**Source excerpt**
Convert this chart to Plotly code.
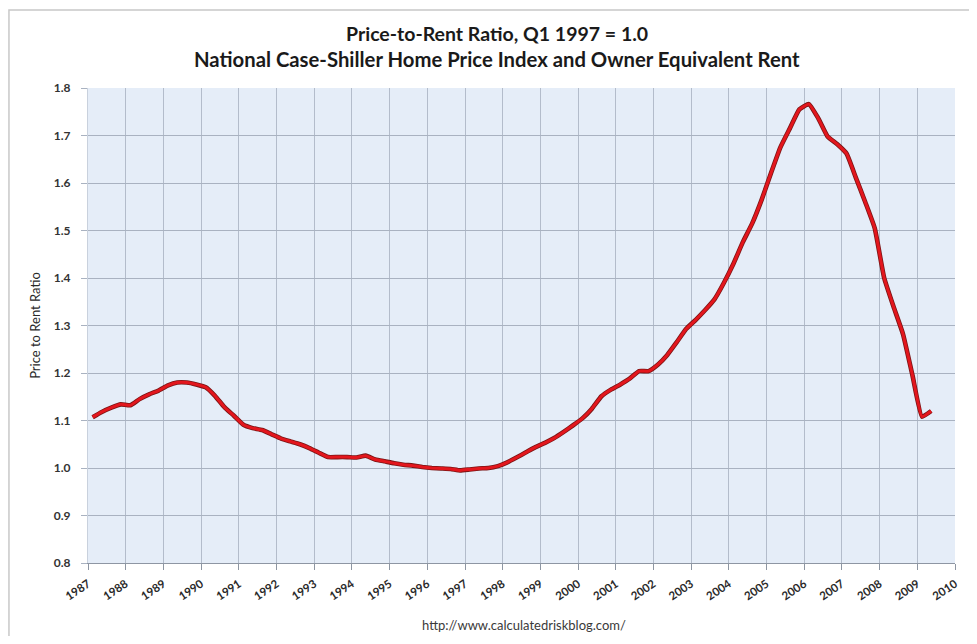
import plotly.graph_objects as go

years = list(range(1987, 2010))
quarter_mid = ["02-15", "05-15", "08-15", "11-15"]
ratio = [
    1.107, 1.118, 1.127, 1.134,   # 1987
    1.132, 1.145, 1.155, 1.163,   # 1988
    1.174, 1.180, 1.180, 1.176,   # 1989
    1.170, 1.152, 1.128, 1.110,   # 1990
    1.091, 1.084, 1.080, 1.071,   # 1991
    1.062, 1.056, 1.050, 1.042,   # 1992
    1.032, 1.023, 1.023, 1.023,   # 1993
    1.022, 1.026, 1.018, 1.014,   # 1994
    1.010, 1.007, 1.005, 1.002,   # 1995
    1.000, 0.999, 0.998, 0.995,   # 1996
    0.997, 0.999, 1.000, 1.004,   # 1997
    1.012, 1.022, 1.033, 1.044,   # 1998
    1.053, 1.063, 1.076, 1.090,   # 1999
    1.105, 1.125, 1.151, 1.165,   # 2000
    1.176, 1.188, 1.204, 1.204,   # 2001
    1.218, 1.238, 1.265, 1.293,   # 2002
    1.312, 1.332, 1.355, 1.390,   # 2003
    1.430, 1.475, 1.515, 1.565,   # 2004
    1.622, 1.675, 1.715, 1.755,   # 2005
    1.766, 1.737, 1.698, 1.682,   # 2006
    1.662, 1.612, 1.560, 1.505,   # 2007
    1.400, 1.340, 1.282, 1.195,   # 2008
    1.108, 1.120,                 # 2009
]
dates = [f"{y}-{q}" for y in years for q in quarter_mid][:len(ratio)]

tick_years = [str(y) for y in range(1987, 2011)]
tick_dates = [f"{y}-01-01" for y in tick_years]

title1 = "Price-to-Rent Ratio, Q1 1997 = 1.0"
title2 = "National Case-Shiller Home Price Index and Owner Equivalent Rent"
y_title = "Price to Rent Ratio"
source = "http://www.calculatedriskblog.com/"

# page has an 8px body margin, so work in figure coordinates = page - 8
OFF = 8
W, H = 977 - 2 * OFF, 644 - 2 * OFF
ML, MT = 88 - OFF, 88 - OFF
PR, PB = 960 - OFF, 563 - OFF
MR, MB = W - PR, H - PB
PW, PH = PR - ML, PB - MT

def px_x(p):
    return (p - OFF - ML) / PW

def px_y(p):
    return (PB - (p - OFF)) / PH

fig = go.Figure()
fig.add_trace(go.Scatter(
    x=dates, y=ratio, mode="lines",
    line=dict(color="#7a1414", width=4.6, shape="spline", smoothing=0.4),
    hoverinfo="skip", showlegend=False,
))
fig.add_trace(go.Scatter(
    x=dates, y=ratio, mode="lines",
    line=dict(color="#e3161d", width=3.0, shape="spline", smoothing=0.4),
    showlegend=False,
))

font_family = "Lato, 'Open Sans', sans-serif"

fig.update_layout(
    width=W, height=H,
    margin=dict(l=ML, r=MR, t=MT, b=MB),
    paper_bgcolor="white",
    plot_bgcolor="#e5edf8",
    font=dict(family=font_family, color="#3a3a3a"),
    xaxis=dict(
        type="date",
        range=[tick_dates[0], tick_dates[-1]],
        tickvals=tick_dates, ticktext=tick_years,
        tickangle=-34,
        tickfont=dict(size=11.5, color="#2a2a2a", family=font_family, weight="bold"),
        ticklabelstandoff=3,
        showgrid=True, gridcolor="#b3bccb", gridwidth=1,
        showline=True, linecolor="#8e96a3", linewidth=1,
        ticks="outside", ticklen=6, tickcolor="#8e96a3",
        zeroline=False,
    ),
    yaxis=dict(
        range=[0.8, 1.8], dtick=0.1, tick0=0.8, tickformat=".1f",
        tickfont=dict(size=12, color="#333333", family=font_family, weight="bold"),
        showgrid=True, gridcolor="#a9b2c1", gridwidth=1.2,
        showline=True, linecolor="#c9d1dd", linewidth=1,
        ticks="outside", ticklen=6, tickcolor="#a9b2c1",
        ticklabelstandoff=8,
        zeroline=False,
        title=dict(text=y_title, font=dict(size=13, color="#2a2a2a"), standoff=10),
    ),
    annotations=[
        dict(text=f"<b>{title1}</b>", x=px_x(499), y=px_y(33), xref="paper", yref="paper",
             showarrow=False, font=dict(size=19.5, color="#1a1a1a"), xanchor="center", yanchor="middle"),
        dict(text=f"<b>{title2}</b>", x=px_x(499), y=px_y(59), xref="paper", yref="paper",
             showarrow=False, font=dict(size=20.3, color="#1a1a1a"), xanchor="center", yanchor="middle"),
        dict(text=source, x=px_x(527), y=px_y(625), xref="paper", yref="paper",
             showarrow=False, font=dict(size=13, color="#3a3a3a"), xanchor="center", yanchor="middle"),
    ],
    shapes=[
        dict(type="rect", xref="paper", yref="paper",
             x0=px_x(8.5), x1=px_x(1000), y0=px_y(700), y1=px_y(10),
             line=dict(color="#c8c8c8", width=1.5), fillcolor="rgba(0,0,0,0)", layer="below"),
    ],
)

fig.write_html("out.html")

**To do**
Give again, word for word, every line from the top of the data above to the line holding "import plotly.graph_objects as go", inclusive, with the pictures left out.

**Response to this task**
Convert this chart to Plotly code.
import plotly.graph_objects as go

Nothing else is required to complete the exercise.